The Middle-East languages inclusion manifesto
computers have always struggled with right-to-left writing.
in a right-to-left, top-to-bottom script (commonly shortened to right to left or abbreviated rtl), writing starts from the right of the page and continues to the left, proceeding from top to bottom for new lines. this can be contrasted against left-to-right writing systems, where writing starts from the left of the page and continues to the right. (source: wikipedia).
in the west, the first computers were created with latin letters, going from left to right. it was not their concern how their technologies were adopted in the east back then, and we cannot blame them since they had their own thing to worry about, which was ensuring all of the technology was working, and we respect them.

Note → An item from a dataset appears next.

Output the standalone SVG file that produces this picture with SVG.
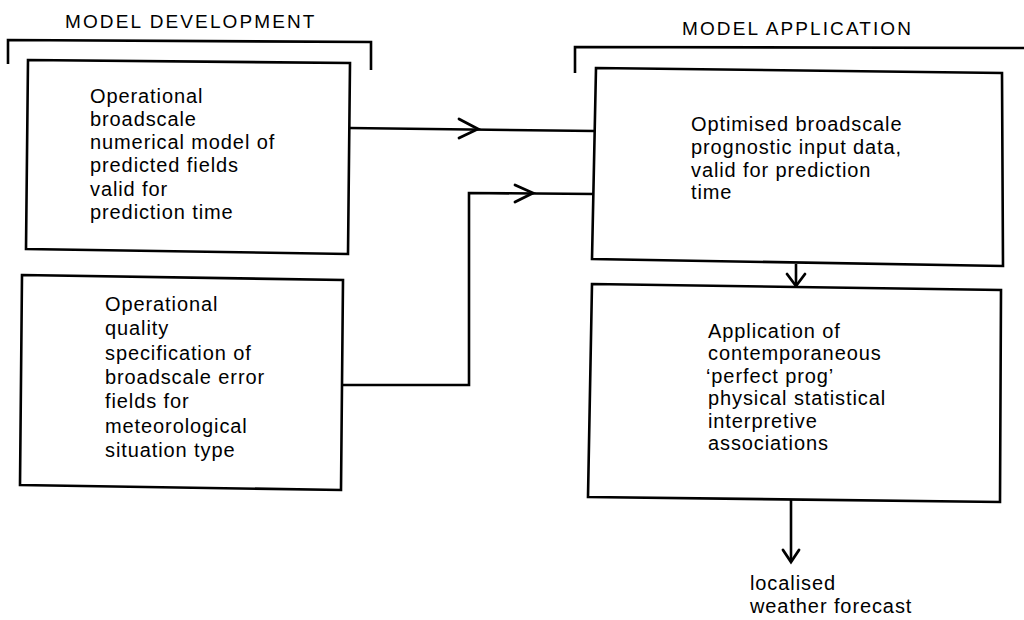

although, after years of struggle, since the default writing direction is left to right, middle-easterners have had to adopt weird methods and hack the text somehow, so the writing direction will look just right (or as close as possible) for the end-users.

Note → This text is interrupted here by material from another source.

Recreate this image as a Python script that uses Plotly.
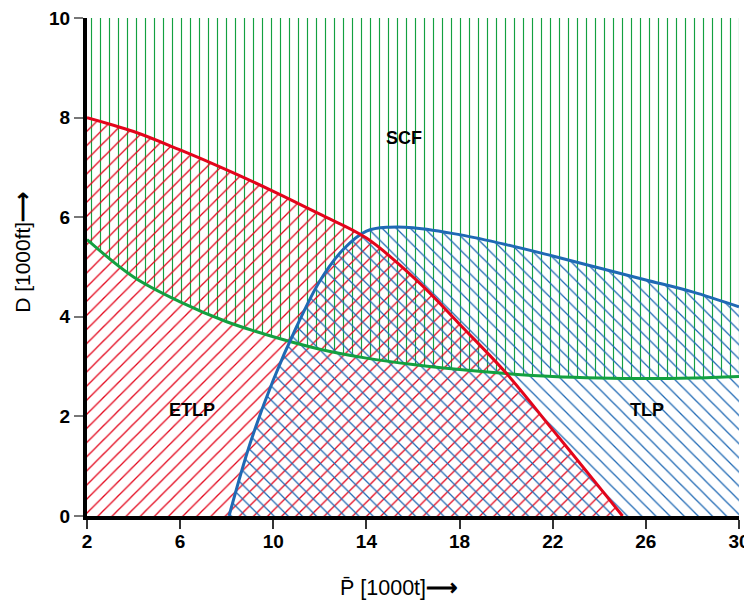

middle-easterners are coming up with solutions that reverse a paragraph’s direction. imagine having to do that for every paragraph to write with your native language.
exactly. that would be a nightmare.
there’s a social responsibility once a company reach a specific size — they should acknowledge that the users in the west read differently than those in the east or the far east. product companies should acknowledge that “globalization” puts the responsibility on them. the support for diversity, inclusion, and politically correctness starts with the most fundamental thing — language.
here are some tools that supports bidirectional reading and writing — sketch, framer.
and here are some tools that do not support bidirectional reading and writing — figma, adobe xd, notion, slack, evernote
if a company uses such a product, then the company suppresses communication and creative thinking.
support bidirectional-text in your product today.